Okay, so now I have something to say.
It's Monday night. Dalt had his weekly fire department meeting and wouldn't be home for dinner; Joseph and Savannah both made the honor roll this six weeks which earned them free meal coupons from one of our favorite local restaurants, so we went out to eat (Katie is too cool to go out to eat with her family - we brought her food home.)
The kids and I had a great time! We played a roll-the-dice game on my phone while we waited for our food to come and we chatted about school and possible story lines for a book I could write. Joseph likes comedies and Savannah likes scary stuff, so we thought maybe I could write a scary comedy. It was cool because I've been kind of bandying around an idea that was along those lines anyway.
On the way home we got on the subject of dying and what it's like after you go. I said something along the lines of not being afraid to die because we have so many people to look forward to seeing again like Nathan and Papa (my dad.) Savannah perked up in the backseat and said, "Oh my gosh, I almost forgot about Nathan. I almost forgot Nathan was ever alive."
Well, wow. I think about Nathan a lot, and lately my memories have been ambushing me around every corner. I know it's not that way for the kids because they were so young. Three years is a long time in the lives of children. Savannah was barely seven years-old when he died, and Joe was only nine. But I was Nathan's mom for his whole twenty years.
I explained that to the kids in the car on the way home tonight. How it's kind of different for me because I knew him for so much longer and he was one of my children. I told them how I think about him and it makes me sad because I miss him so much, but how, when I really think about it, I feel better because I know where he is and I know I'll see him again.
Savannah asked me if I thought Nathan knew it was coming when he died. I told her I didn't think so, but that God knew. I told her and Joe about hugging Nathan before I left for my trip and how good it felt and how he and I had talked a lot before I left and there wasn't any unfinished business between us.
Then Savannah told me this for the first time: "I remember sitting at the computer desk that day, decorating a doll on my computer game. I remember Nathan coming in and saying how pretty it was and that I did a good job. Then he said he was going outside to swim for a while, but would be back in when Dad got home. He said he'd see me when he came back in. And that was the last time I spoke to him."
She said it in a very matter-of-fact kind of way, just like anything else she might say in the course of a day. But it kind of ripped my heart out.
It made me want. It made me want things to be different. For just a minute, it made me imagine what things might have been like if he'd walked back out of that pool instead of drowning in it. It made me want so badly for him to have come in when his dad got home.
It made me see for the first time a little glimpse of what it must have been like for the kids that day; for him to have been there one minute, and the next be gone. It made me want to rewrite history, to go back in time and be home that day and not know what I know now. That death doesn't come when you're looking for it. It doesn't come when you're ready. It sideswipes you in a blind jab you can't see coming. It made me hurt and cry a million tears behind my eyes where no one could see.
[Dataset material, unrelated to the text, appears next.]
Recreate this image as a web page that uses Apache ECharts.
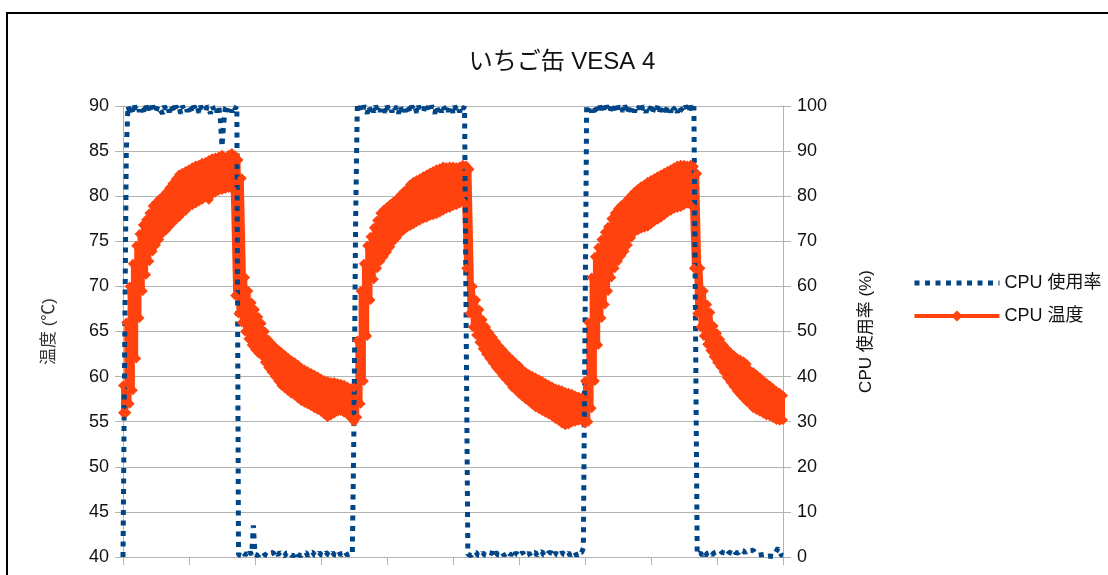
<!DOCTYPE html>
<html>
<head>
<meta charset="utf-8">
<title>いちご缶 VESA 4</title>
<script src="https://cdn.jsdelivr.net/npm/echarts@6/dist/echarts.min.js"></script>
<style>
  html, body { margin: 0; padding: 0; background: #fff; overflow: hidden; }
  #frame { position: absolute; left: 6px; top: 12px; width: 1200px; height: 700px; border: 2px solid #000; }
  #main { position: absolute; left: 0; top: 0; width: 1108px; height: 575px; }
</style>
</head>
<body>
<div id="frame"></div>
<div id="main"></div>
<script>
// 温度: lowest / highest reading in each half step of the x axis (0 .. 100)
const TEMP_STEP = 0.5;
const tempLo = [
  56.0, 56.0, 57.0, 58.5, 62.0, 66.5, 69.5, 71.3, 72.8, 73.9,
  74.6, 75.2, 75.9, 76.2, 76.6, 77.0, 77.4, 77.7, 78.1, 78.4,
  78.8, 79.0, 79.2, 79.4, 79.6, 79.9, 79.6, 80.2, 80.4, 80.6,
  80.7, 80.8, 80.9, 80.8, 69.0, 67.0, 66.0, 65.0, 64.2, 63.5,
  63.0, 62.6, 62.3, 61.6, 61.0, 60.5, 60.0, 59.5, 59.0, 58.7,
  58.4, 58.1, 57.9, 57.6, 57.3, 57.1, 56.9, 56.7, 56.5, 56.3,
  56.1, 55.8, 55.5, 55.7, 55.9, 56.1, 56.2, 56.0, 55.8, 55.4,
  55.0, 55.5, 57.0, 59.5, 64.5, 68.5, 70.8, 72.0, 72.8, 73.3,
  73.8, 74.4, 75.0, 75.4, 75.9, 76.2, 76.5, 76.7, 76.9, 77.1,
  77.3, 77.5, 77.6, 77.8, 77.9, 78.0, 78.2, 78.4, 78.6, 78.7,
  78.9, 79.0, 79.2, 79.4, 72.0, 67.0, 65.5, 64.6, 63.8, 63.1,
  62.5, 62.0, 61.5, 61.0, 60.6, 60.1, 59.7, 59.3, 58.8, 58.5,
  58.1, 57.8, 57.5, 57.2, 56.9, 56.6, 56.4, 56.2, 56.0, 55.8,
  55.6, 55.3, 55.1, 54.8, 54.6, 54.7, 54.9, 55.0, 55.1, 55.1,
  54.8, 55.0, 56.5, 59.5, 63.5, 66.5, 68.0, 69.5, 71.0, 72.0,
  72.8, 73.4, 73.9, 74.6, 75.4, 76.0, 76.2, 76.4, 76.5, 76.6,
  76.9, 77.2, 77.4, 77.6, 77.9, 78.2, 78.4, 78.6, 78.7, 78.8,
  79.0, 79.2, 79.0, 72.0, 67.0, 65.5, 64.5, 63.6, 62.9, 62.2,
  61.6, 61.1, 60.5, 59.9, 59.4, 58.9, 58.4, 58.0, 57.6, 57.2,
  56.9, 56.5, 56.3, 56.1, 55.9, 55.7, 55.6, 55.4, 55.2, 55.1,
  55.2
];
const tempHi = [
  59.0, 66.0, 70.0, 72.5, 74.5, 75.8, 76.8, 77.4, 78.1, 78.9,
  79.3, 79.7, 80.0, 80.4, 80.9, 81.4, 81.9, 82.4, 82.6, 82.8,
  83.0, 83.2, 83.4, 83.5, 83.7, 83.8, 84.0, 84.2, 84.3, 84.4,
  84.6, 84.2, 84.6, 84.8, 84.5, 84.0, 82.0, 71.0, 69.5, 68.2,
  67.4, 66.6, 65.9, 65.0, 64.1, 63.7, 63.3, 63.0, 62.7, 62.4,
  62.1, 61.8, 61.6, 61.3, 61.0, 60.8, 60.6, 60.4, 60.2, 60.0,
  59.8, 59.6, 59.5, 59.4, 59.4, 59.3, 59.2, 59.1, 58.9, 58.7,
  58.8, 64.0, 69.5, 72.5, 74.5, 75.5, 76.5, 77.3, 78.1, 78.5,
  78.8, 79.1, 79.4, 79.7, 80.1, 80.5, 80.8, 81.3, 81.6, 81.8,
  82.0, 82.2, 82.4, 82.6, 82.8, 83.0, 83.1, 83.3, 83.2, 83.3,
  83.3, 83.2, 83.3, 83.5, 83.4, 83.0, 70.0, 68.5, 67.4, 66.3,
  65.5, 64.9, 64.4, 63.9, 63.4, 63.0, 62.6, 62.2, 61.9, 61.5,
  61.2, 60.8, 60.5, 60.3, 60.1, 59.9, 59.7, 59.5, 59.3, 59.1,
  58.9, 58.7, 58.6, 58.5, 58.3, 58.2, 58.1, 57.9, 57.8, 57.7,
  59.5, 66.0, 71.0, 73.3, 74.3, 75.2, 76.0, 76.6, 77.5, 78.1,
  78.6, 79.0, 79.3, 79.7, 80.1, 80.5, 80.8, 81.1, 81.3, 81.6,
  81.8, 82.0, 82.2, 82.4, 82.6, 82.8, 83.0, 83.2, 83.4, 83.5,
  83.5, 83.4, 83.5, 83.3, 82.5, 72.0, 69.5, 68.0, 67.1, 65.6,
  64.8, 64.1, 63.5, 63.1, 62.7, 62.4, 62.1, 61.9, 61.7, 61.4,
  60.7, 60.5, 60.2, 59.9, 59.6, 59.3, 59.0, 58.7, 58.4, 58.2,
  57.9
];

// CPU 使用率 (%): one reading every quarter step of the x axis (0 .. 100)
const CPU_STEP = 0.25;
const cpuUsage = [
  0, 45, 90, 100, 98.8, 99.8, 98.6, 100, 99.4, 99.9, 98.7, 100, 99.5, 98.2, 100, 99.3, 99.9, 98.6, 100, 99.6,
  98.7, 100, 99.4, 99.8, 98.3, 100, 99.3, 99.9, 98.6, 100, 99.5, 98.7, 100, 99.3, 99.8, 98.3, 100, 99.4, 99.9, 98.7,
  100, 99.5, 98.6, 100, 99.3, 99.9, 98.5, 100, 99.4, 99.8, 98.7, 100, 99.5, 98.3, 100, 99.3, 99.9, 98.6, 100, 97,
  91, 96, 99.5, 100, 98.8, 99.9, 98.6, 100, 99.4, 100, 0.5, 0.8, 0.3, 1.0, 0.4, 0.9, 0.3, 1.1, 0.5, 7,
  0.6, 1.0, 0.3, 0.8, 0.4, 1.1, 0.5, 0.9, 0.2, 0.8, 0.5, 1.0, 0.3, 0.9, 0.4, 1.1, 0.6, 0.8, 0.2, 0.9,
  0.5, 1.0, 0.4, 0.8, 0.3, 1.2, 0.5, 0.9, 0.3, 0.8, 0.6, 1.0, 0.2, 0.9, 0.5, 1.1, 0.4, 0.8, 0.3, 1.0,
  0.5, 0.9, 0.3, 1.1, 0.6, 0.8, 0.2, 1.0, 0.5, 0.9, 0.4, 1.2, 0.3, 0.8, 0.6, 1.0, 0.3, 0.9, 0.5, 1.0,
  30, 75, 100, 99.3, 99.9, 98.6, 100, 99.5, 98.3, 100, 98.8, 99.8, 98.6, 100, 99.4, 99.9, 98.7, 100, 99.5, 98.5,
  100, 99.3, 99.8, 98.6, 100, 99.4, 99.9, 98.3, 100, 98.8, 99.7, 98.7, 100, 99.5, 98.6, 100, 99.3, 99.9, 98.5, 100,
  99.4, 99.8, 98.6, 100, 99.3, 99.9, 98.7, 100, 99.5, 98.3, 100, 98.8, 99.8, 98.6, 100, 99.4, 99.9, 98.7, 100, 99.5,
  98.5, 100, 99.3, 99.8, 98.6, 100, 99.4, 99.9, 100, 0.6, 1.0, 0.3, 0.9, 0.5, 1.1, 0.4, 0.8, 0.2, 1.0, 0.5,
  0.9, 0.3, 1.0, 0.6, 0.8, 0.2, 1.1, 0.5, 0.9, 0.4, 1.0, 0.3, 0.8, 0.6, 1.1, 0.4, 0.9, 0.2, 1.0, 0.5,
  0.8, 0.3, 1.1, 0.5, 0.9, 0.4, 1.0, 0.2, 0.8, 0.6, 1.0, 0.3, 0.9, 0.5, 1.2, 0.4, 0.8, 0.3, 1.0, 0.6,
  0.9, 0.2, 1.0, 0.5, 0.8, 0.3, 1.1, 0.6, 0.9, 0.4, 1.0, 0.3, 0.8, 0.5, 1.1, 0.2, 0.9, 0.6, 1.0, 2,
  50, 100, 98.8, 99.9, 98.6, 100, 99.4, 99.8, 98.3, 100, 99.3, 99.9, 98.7, 100, 99.5, 98.6, 100, 99.3, 99.8, 98.5,
  100, 99.4, 99.9, 98.7, 100, 99.5, 98.3, 100, 98.8, 99.8, 98.6, 100, 99.4, 99.9, 98.7, 100, 99.5, 98.5, 100, 99.3,
  99.8, 98.6, 100, 99.4, 99.9, 98.3, 100, 98.8, 99.7, 98.7, 100, 99.5, 98.6, 100, 99.3, 99.9, 98.5, 100, 99.4, 99.8,
  98.7, 100, 99.5, 98.6, 100, 99.3, 99.9, 100, 0.5, 0.2, 0.9, 0.4, 1.0, 0.3, 0.8, 0.5, 1.1, 0.4, 0.9, 0.6,
  1.2, 0.8, 1.5, 1.0, 1.4, 0.9, 1.6, 1.1, 1.3, 0.8, 1.5, 1.0, 1.4, 0.9, 1.6, 1.2, 1.4, 0.9, 1.5, 1.1,
  1.4, 1.0, 1.5, 0.9, 1.3, 0.4, 0.1, 0.5, 0.2, 0.6, 0.1, 0.5, 0.2, 0.4, 0.1, 0.6, 0.3, 2.0, 1.2, 0.4,
  0.3
];

// the temperature band is drawn as one line going low -> high at each step
const tempData = [];
tempLo.forEach(function (lo, i) {
  tempData.push([i * TEMP_STEP, lo], [i * TEMP_STEP, tempHi[i]]);
});
const cpuData = cpuUsage.map(function (v, i) { return [i * CPU_STEP, v]; });

const FONT = "'Liberation Sans', 'Noto Sans CJK JP', sans-serif";
const GRID = '#b3b3b3';

var myChart = echarts.init(document.getElementById('main'));

myChart.setOption({
  animation: false,
  textStyle: { fontFamily: FONT },
  title: {
    text: 'いちご缶 VESA 4',
    left: 557,
    top: 45,
    textAlign: 'center',
    textStyle: { fontSize: 24, fontWeight: 'normal', color: '#111', fontFamily: FONT }
  },
  legend: {
    orient: 'vertical',
    left: 912,
    top: 274,
    padding: 0,
    itemWidth: 85,
    itemHeight: 14,
    itemGap: 15,
    data: [
      { name: 'CPU 使用率', itemStyle: { opacity: 0 } },
      { name: 'CPU 温度' }
    ],
    lineStyle: { width: 'inherit' },
    textStyle: { fontSize: 18, color: '#111', fontFamily: FONT }
  },
  grid: { left: 123, right: 325, top: 106, bottom: 18 },
  xAxis: {
    type: 'value',
    min: 0,
    max: 100,
    interval: 10,
    axisLine: { show: true, onZero: false, lineStyle: { color: GRID } },
    axisTick: { show: true, length: 8, lineStyle: { color: GRID } },
    axisLabel: { show: false },
    splitLine: { show: false }
  },
  yAxis: [
    {
      type: 'value',
      position: 'left',
      min: 40,
      max: 90,
      interval: 5,
      name: '温度 (℃)',
      nameLocation: 'middle',
      nameRotate: 90,
      nameGap: 65,
      nameTextStyle: { fontSize: 17, color: '#333', fontFamily: FONT },
      axisLine: { show: true, lineStyle: { color: GRID } },
      axisTick: { show: true, length: 8, lineStyle: { color: GRID } },
      axisLabel: { fontSize: 18, color: '#111', margin: 14 },
      splitLine: { lineStyle: { color: GRID } }
    },
    {
      type: 'value',
      position: 'right',
      min: 0,
      max: 100,
      interval: 10,
      name: 'CPU 使用率 (%)',
      nameLocation: 'middle',
      nameRotate: 90,
      nameGap: 75,
      nameTextStyle: { fontSize: 17, color: '#111', fontFamily: FONT },
      axisLine: { show: true, lineStyle: { color: GRID } },
      axisTick: { show: true, length: 8, lineStyle: { color: GRID } },
      axisLabel: { fontSize: 18, color: '#111', margin: 14 },
      splitLine: { show: false }
    }
  ],
  series: [
    {
      name: 'CPU 温度',
      type: 'line',
      yAxisIndex: 0,
      data: tempData,
      clip: false,
      symbol: 'diamond',
      symbolSize: 10,
      showSymbol: true,
      lineStyle: { width: 4, color: '#ff420e' },
      itemStyle: { color: '#ff420e', borderWidth: 0 },
      emphasis: { disabled: true }
    },
    {
      name: 'CPU 使用率',
      type: 'line',
      yAxisIndex: 1,
      data: cpuData,
      clip: false,
      symbol: 'none',
      lineStyle: { width: 5, color: '#004586', type: [5, 5.5] },
      itemStyle: { color: '#004586' },
      emphasis: { disabled: true }
    }
  ]
});
</script>
</body>
</html>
And while I was bleeding from a thousand fresh rips in my scar, I smiled and drove and chatted with my kids. I pulled into the driveway at home and brought Katie's food in and handed it to her. I greeted the dogs and re-started the dryer to toss the wrinkles out of the clothes so we could start a new load. I sat down on the couch and turned on Dancing with the Stars.
Maybe it's still not a scar yet. Maybe it's a scab that has to be scrubbed away every once in a while so it can finally heal all the way, like a deep burn. I don't know.
I really do know where Nathan is, though. I'm just selfish enough to wish he was still here.